小論文対策の場合、文章を論理的に書こうとするばかりに、接続語を過剰に使ったり、なくてもわかる語句を必要以上に繰り返すことがよくあります。論理的な文章の理想は読み手に余計な負担を掛けずに書き手の意図した内容を理解し、その内容に納得してもらうことです。そのためには日常生活、社会生活のなかで自然に使われている日本語から逸脱しないようにしながら論理性を保つことが必要なのです。このような日本語の使い方を身につけるには、日本語の文法を現代日本語の実態に即して学ぶ必要があります。

こうした点に留意した学び方を考えていくと、ことばを比較対照のなかで学んでいくことの大切さが浮かび上がってきます。日本語と英語の比較対照、現代日本語と古語との比較対照、現代日本語と漢文の書き下し文との比較対照を通じて、その共通点や相違点に気づき、それぞれのしくみを学んでいくことが可能になります。

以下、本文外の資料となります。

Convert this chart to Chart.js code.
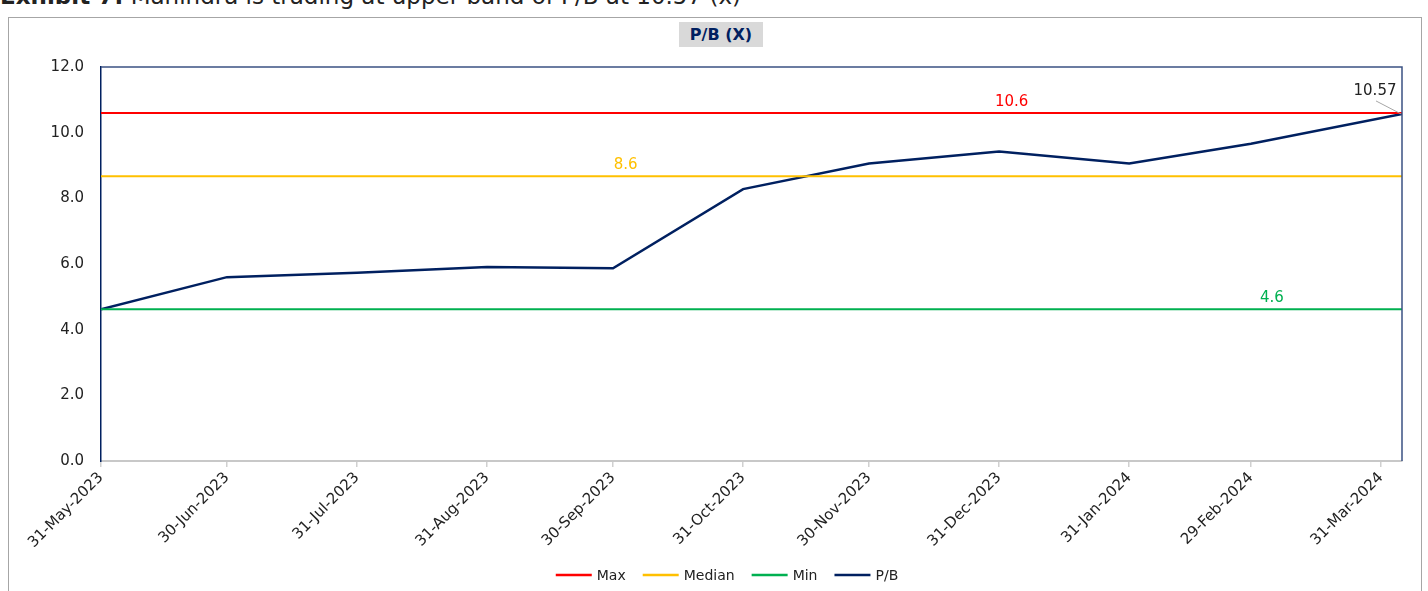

こうした比較対照を通じて本質に迫るような学びを経ない場合、それぞれを不適切、不自然な結びつきのまま覚えてしまうことを積み重ねていくことになり、英語の読み書きはできない、小論文でも読みにくい日本語の文章となり、古文や漢文は読んでもなんだかしっくりこないという状況から脱却できなくなってしまいます。